Conspiracy in play – More than a soccer game

By WOO DONG KYUN

Port Said Stadium, Egypt- A soccer match between Al-Ahly and Al-Masry concludes 3 to 1 with Al-Masry victorious. Fans boo and create a ruckus hollering in disappointment as Al-Masry celebrate. Seconds later, a fan spots what seems to be a crowd of armed spectators, and is knocked out by a nearby rocket explosion.

On Wednesday Feb 1st, the violent soccer riot at the stadium tolled 74 deaths after 10,000 armed spectators charged across the field shooting rockets and throwing stones at the visiting fans. Many think the scene is a conspiracy because security levels were at a minimum, allowing a full assault on the victims.

Soccer in Egypt is not about which team wins and loses, but about who goes to the game. Ultras – a group that helped in the downfall of Hosni Mubarak – were the main victims during the assault. The fact that the Ultras are Al-Ahly fans may make people look deeper into the riot.

Why would the winning team assault the losing team instead of celebrating?

It so happens that last year, former president Hosni Mubarak was ousted from his position due to his involvement in the deaths of protestors and abusing power; A riot focused on Ultras as the victims could only leave Mubarak supporters as the assailants: an attempt to throw the community into turmoil.
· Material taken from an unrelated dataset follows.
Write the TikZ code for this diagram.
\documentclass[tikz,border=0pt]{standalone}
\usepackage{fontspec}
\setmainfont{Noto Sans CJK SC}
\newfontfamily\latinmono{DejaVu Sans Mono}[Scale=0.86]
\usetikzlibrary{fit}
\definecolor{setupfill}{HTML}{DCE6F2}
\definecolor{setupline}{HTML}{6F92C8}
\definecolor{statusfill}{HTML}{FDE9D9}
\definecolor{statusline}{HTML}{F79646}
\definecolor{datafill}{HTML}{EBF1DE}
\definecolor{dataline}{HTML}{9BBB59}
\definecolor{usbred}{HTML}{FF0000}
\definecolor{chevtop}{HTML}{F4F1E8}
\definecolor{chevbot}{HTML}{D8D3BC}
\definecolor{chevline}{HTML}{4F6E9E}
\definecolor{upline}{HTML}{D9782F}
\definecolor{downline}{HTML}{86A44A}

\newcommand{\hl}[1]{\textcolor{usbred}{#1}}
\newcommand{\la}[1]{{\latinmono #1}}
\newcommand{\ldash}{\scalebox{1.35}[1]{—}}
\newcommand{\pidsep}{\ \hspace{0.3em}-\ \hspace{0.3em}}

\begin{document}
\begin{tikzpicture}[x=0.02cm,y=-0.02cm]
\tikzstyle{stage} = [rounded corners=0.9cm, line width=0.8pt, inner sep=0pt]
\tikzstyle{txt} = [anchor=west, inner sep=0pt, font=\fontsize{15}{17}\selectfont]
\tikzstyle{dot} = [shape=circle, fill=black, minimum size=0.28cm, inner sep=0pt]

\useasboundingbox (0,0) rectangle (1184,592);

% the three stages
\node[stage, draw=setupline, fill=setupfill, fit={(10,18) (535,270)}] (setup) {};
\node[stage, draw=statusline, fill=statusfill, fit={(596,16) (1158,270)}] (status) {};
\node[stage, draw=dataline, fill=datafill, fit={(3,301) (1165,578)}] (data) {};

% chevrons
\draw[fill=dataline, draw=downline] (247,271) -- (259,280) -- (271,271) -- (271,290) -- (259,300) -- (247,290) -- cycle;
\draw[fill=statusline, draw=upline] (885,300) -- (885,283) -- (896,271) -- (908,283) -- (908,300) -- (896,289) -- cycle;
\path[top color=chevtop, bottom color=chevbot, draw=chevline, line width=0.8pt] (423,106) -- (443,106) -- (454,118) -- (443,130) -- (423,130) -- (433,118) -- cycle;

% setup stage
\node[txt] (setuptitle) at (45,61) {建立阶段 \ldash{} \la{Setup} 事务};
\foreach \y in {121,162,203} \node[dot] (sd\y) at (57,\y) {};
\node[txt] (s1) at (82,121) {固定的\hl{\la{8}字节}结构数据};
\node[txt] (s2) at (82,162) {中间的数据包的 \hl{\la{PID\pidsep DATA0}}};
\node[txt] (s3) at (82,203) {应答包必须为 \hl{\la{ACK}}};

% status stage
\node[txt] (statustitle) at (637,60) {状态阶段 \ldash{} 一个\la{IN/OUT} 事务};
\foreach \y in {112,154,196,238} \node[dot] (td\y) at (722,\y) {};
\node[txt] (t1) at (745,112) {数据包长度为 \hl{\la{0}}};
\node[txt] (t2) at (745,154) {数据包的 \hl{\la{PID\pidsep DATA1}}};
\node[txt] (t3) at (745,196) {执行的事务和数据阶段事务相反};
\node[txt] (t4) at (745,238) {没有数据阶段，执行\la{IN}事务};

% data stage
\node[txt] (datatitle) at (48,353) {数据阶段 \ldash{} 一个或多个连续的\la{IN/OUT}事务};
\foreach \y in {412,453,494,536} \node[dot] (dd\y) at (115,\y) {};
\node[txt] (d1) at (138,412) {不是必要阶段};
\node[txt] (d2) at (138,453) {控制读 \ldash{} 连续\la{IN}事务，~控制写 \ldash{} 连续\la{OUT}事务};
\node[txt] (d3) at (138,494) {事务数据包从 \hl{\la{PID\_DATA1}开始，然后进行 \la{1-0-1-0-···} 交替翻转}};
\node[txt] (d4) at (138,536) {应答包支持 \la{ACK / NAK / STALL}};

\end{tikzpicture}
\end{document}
“To me, this is the actions of people who do not want the country to be stable and want to put off the tourists from coming here”, said Former Al-Ahly player Hani Seddik.

On Saturday, February 4, the streets in Cairo suffered from protests and battles between the security forces and protestors. The death toll marked 12 deaths with thousands injured.
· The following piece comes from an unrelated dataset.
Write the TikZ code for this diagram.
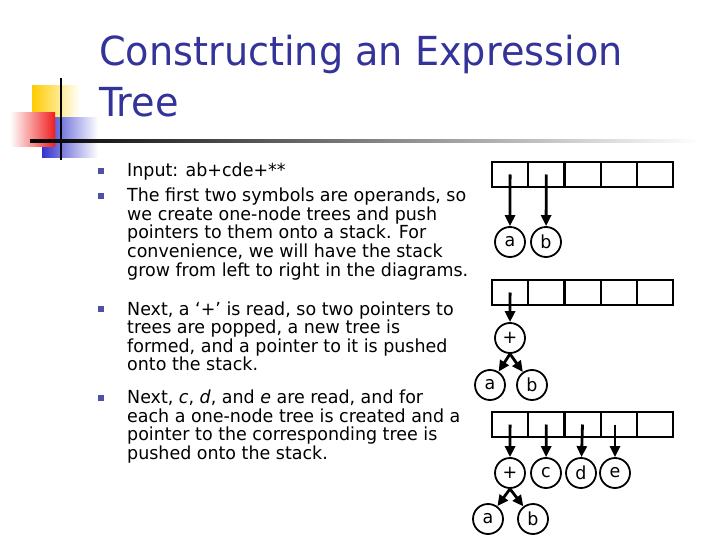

On Tuesday, February 14, FIFA gave $250,000 in aid to the victims’ families. FIFA’s donation may have been of significant help, however, it has been one of the myriad contributions.

Relief has come both legally and illegally: With Abul Naga, a Mubarak associate, and the military in power, there is thorough monitoring of what comes in and goes. Unregistered funds by 43 people to promote democracy have put them for trial.

The country, as it is in turmoil, has heard unconvincing words from prominent figures like Abul Naga, who claimed evidence of democratic supporters as working to bring down the ruling regime in Egypt– as instruments of the C.I.A.

This event has been blamed on Mubarak supporters to as far as the C.I.A. by prosecutors. Many if not most see it as conspiracy in play, but the real question is, who pulled the strings.